Another story doing the rounds is that it's really all about Crimea. Economic risk in general has increased after the actions of Mad Vlad, and thus investors would like to move out of stocks where valuations are based upon possible future growth and into those that have a steady earnings record and might, wonder of wonders, actually pay dividends. This has some truth to it: there's been a move out of the frothier end of the tech market and into those older and seemingly more secure companies in other sectors.

But what everyone really wants to know, of course, is whether this is like the end of the dot-com boom. Are we about to return to a world in which no one can ever get any finance for new projects as the stock market valuations of those that succeed mean that there's no point in the venture capitalists flashing those cheque books? The answer here is almost certainly “no” – for two reasons.

First, this isn't like the first dot-com boom. We're not all wandering around saying that: “Sure, this internet thing is great, but how in buggery do we make money out of it?”

Just consider that the companies founded the last time around are today making money. Sure, Facebitch* at a price-earnings ratio of 100 times is looking damned expansive (and it's fallen from that lofty height, too) but we can look at Google and see that a purely advertising-fed business can make very good money if it can get people to look at the stuff in between the ads.

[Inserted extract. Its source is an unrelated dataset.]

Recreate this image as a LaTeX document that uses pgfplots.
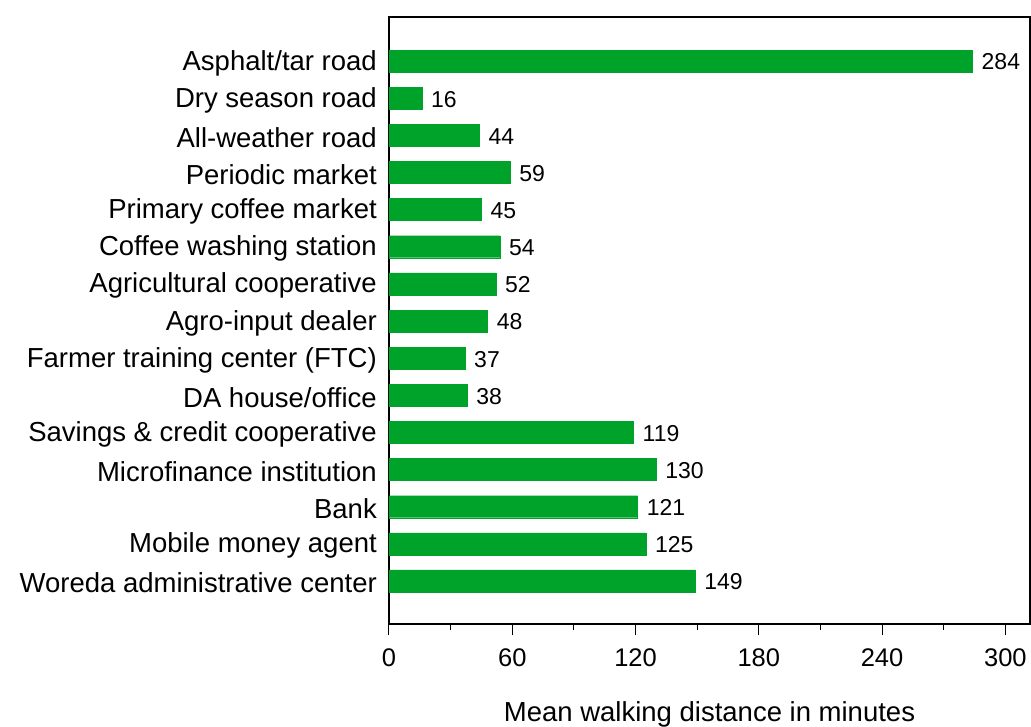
\documentclass[border=0pt]{standalone}
\usepackage{fontspec}
\setmainfont{Liberation Sans}
\usepackage{pgfplots}
\pgfplotsset{compat=1.18}
\definecolor{bargreen}{HTML}{00A32A}
\begin{document}
\begin{tikzpicture}
\path[use as bounding box] (0,0) rectangle (1031pt,726pt);
\begin{axis}[
  at={(389pt,102pt)}, anchor=south west,
  scale only axis, width=641pt, height=607pt,
  xbar, bar width=22pt,
  xmin=0, xmax=312, ymin=-1.185, ymax=15.158, y dir=reverse,
  ytick={0,...,14},
  yticklabels={Asphalt/tar road, Dry season road, All-weather road, Periodic market, Primary coffee market, Coffee washing station, Agricultural cooperative, Agro-input dealer, Farmer training center (FTC), DA house/office, Savings \& credit cooperative, Microfinance institution, Bank, Mobile money agent, Woreda administrative center},
  yticklabel style={font=\fontsize{27.5}{30}\selectfont, inner sep=0pt, xshift=-1pt, yshift=-2pt},
  ytick style={draw=none},
  xtick={0,60,...,300}, minor x tick num=1,
  xtick pos=bottom, tick align=outside,
  major tick length=11pt, minor tick length=6pt,
  xtick style={black, line width=1pt},
  xticklabel style={font=\fontsize{25.5}{28}\selectfont, yshift=-10pt},
  /pgf/number format/assume math mode=true,
  axis line style={black, line width=1.2pt},
  xlabel={Mean walking distance in minutes},
  xlabel style={font=\fontsize{27.5}{30}\selectfont, yshift=-28pt},
  nodes near coords,
  nodes near coords style={anchor=west, inner sep=0pt, xshift=9pt, yshift=-1pt, font=\fontsize{23}{25}\selectfont, black},
]
\addplot[fill=bargreen, draw=bargreen] coordinates {
(284,0) (16,1) (44,2) (59,3) (45,4) (54,5) (52,6) (48,7) (37,8) (38,9) (119,10) (130,11) (121,12) (125,13) (149,14)
};
\end{axis}
\end{tikzpicture}
\end{document}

Whether that's search or social networking doesn't change the fact that the basic business model is sound. Facebitch might be over-priced but it's not worth nothing.

The second factor is that price movements, at least so far, aren't large enough for us to be thinking that the boom times have gone. Sure, maybe Chinese online commerce site Alibaba isn't going to be worth the $200bn that's been mooted, but it's still a juggernaut of a business – making real money in real time and large amounts of it. That IPO might come out between $100bn and $150bn, which is still a shitload when you sit down and think about it.

There is a slight macroeconomic worry hidden in all of this – something that's called the wealth effect. This is what really upset the economic policy makers back at the end of that first dot-com boom. Simply put: when wealth is going up, we all feel richer, fairly obviously. As a result we increase our spending and this goes into reverse when wealth declines. If that wealth decline is large enough it can drive an economy right into recession: it was feared the last dot-com crash could have caused exactly that.

Why does it have to be this way?

Perhaps our final question is, well, if this stock market stuff leaves us open to overvaluations, booms and busts, why the hell do we put up with this method of financing? Can't we design something better?

Out in the unfashionable end of finance economics there's a potential answer to this one. Which is that major new technologies actually require a financing bubble to get off the ground. Holland wouldn't still have the tulip market if they'd not had the mania. The canals and then the railways were funded by manias; the dot-com boom gave us Google, yes, but it also gave us internet backbone Global Crossing, and Pets.com.

Sure, investors running around with open wallets does lead to malinvestment, but not looking too closely at the economic fundamentals is what allows new technology to get over the hurdle and work out what the hell will actually work with it. In this reading we need the manias and the bubbles and therefore we've also got to suffer the crashes that come after them.

Not that what's going on at present seems like a crash, just a reasonable enough rebalancing whether you prefer the momentum or the political risk story. If Facebook falls to something like Apple's valuation (once you strip out the cash Apple is valued at six or seven times earnings) then I'll agree we're in a market rout – another one of those crashes. ®

Bootnote

* Confused? Maybe you've forgotten Mark Zuckerberg's infamous "I'm CEO ... bitch" biz card.